Leaky basements can spell big trouble, especially if you want to sell your home. Lying about the problem on disclosure forms or cosmetically covering it up can lead to potentially bigger problems if the new owner discovers that you intentionally deceived her on a home disclosure form. You could face a lawsuit that will make the cost of fixing the problem correctly in the first place seem like a trivial expense. To solve the problem, first discover what is causing the water leakage, then either fix it or sell the house as is, offering an allowance for the problem.

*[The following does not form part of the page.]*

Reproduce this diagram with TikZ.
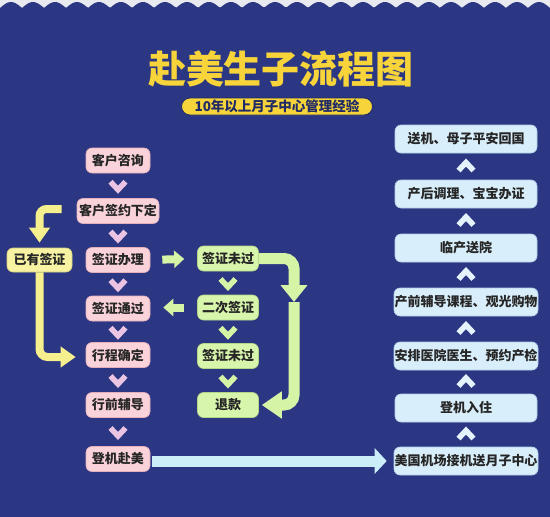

Remove any standing water in the basement, thoroughly dry out the area with fans and then identify the source of the problem. A backed-up sewer drain or water backing into a basement window sill will be easy to spot. Look, too, for obvious things such as clogged gutters on the roof, which leads to improper drainage that can seep into the basement. Gutter downspouts that are not extended far enough can also cause water to pool around the foundation.
Step up your search for the source of the problem if a simple solution cannot be identified. If this is a recurring issue, then think back to the circumstances under which the basement has leaked in the past. Drainage issues can often be fixed by contouring the yard around the foundation or installing a French drain to allow water to flow away from the house. If the issue is something more serious, such as water penetrating the basement walls through a crack, you still may be able to take care of the problem yourself.
Call in an expert for an evaluation and estimate for repairs if you can't address the situation yourself. If water is leaking into the basement where the wall meets the floor, the problem may not be surface water from rain or melting snow. Hydrostatic pressure pushing groundwater in through weak points in joints may be the cause of the leak. A professional should be able to identify this problem. Check your insurance policy to see if you have coverage for this situation.
Search for any hidden damage caused from water leaking into your basement. Once the leakage problem is solved, you should inspect the basement for additional damage. Much of the damage can go unseen, especially if your basement is finished. Mold growing in carpet padding or in walls, structural damage caused by water to drywall and studs, flooring, electrical outlets and damage to cement and foundations from standing water are just a few of the ways that basement flooding creates serious problems.
Determine your best option for selling the home: Pay for the repairs, offer the home "as is," and possibly offering a repair allowance to the new buyer. If you do not have the money to make the repairs, you may have no alternative but to offer an allowance. Be forewarned that buyers may be reluctant to purchase a home with a potentially serious basement problem. Unless your property boasts unique features or a location that overrides the flooding problem, you may face a long time on the market.
Prepare your seller disclosure forms with total honesty. If the problem has been fixed, say so. Keep receipts, engineering reports or any other documentation, including a warranty for the work, so that you can address a buyer's concerns. Make the documentation readily available for inspection along with other information on the house and neighborhood in a "buyer's book" on the kitchen counter. While the burden is on the buyer to prove that you had prior knowledge of the leakage problem, losing a lawsuit is an expensive proposition.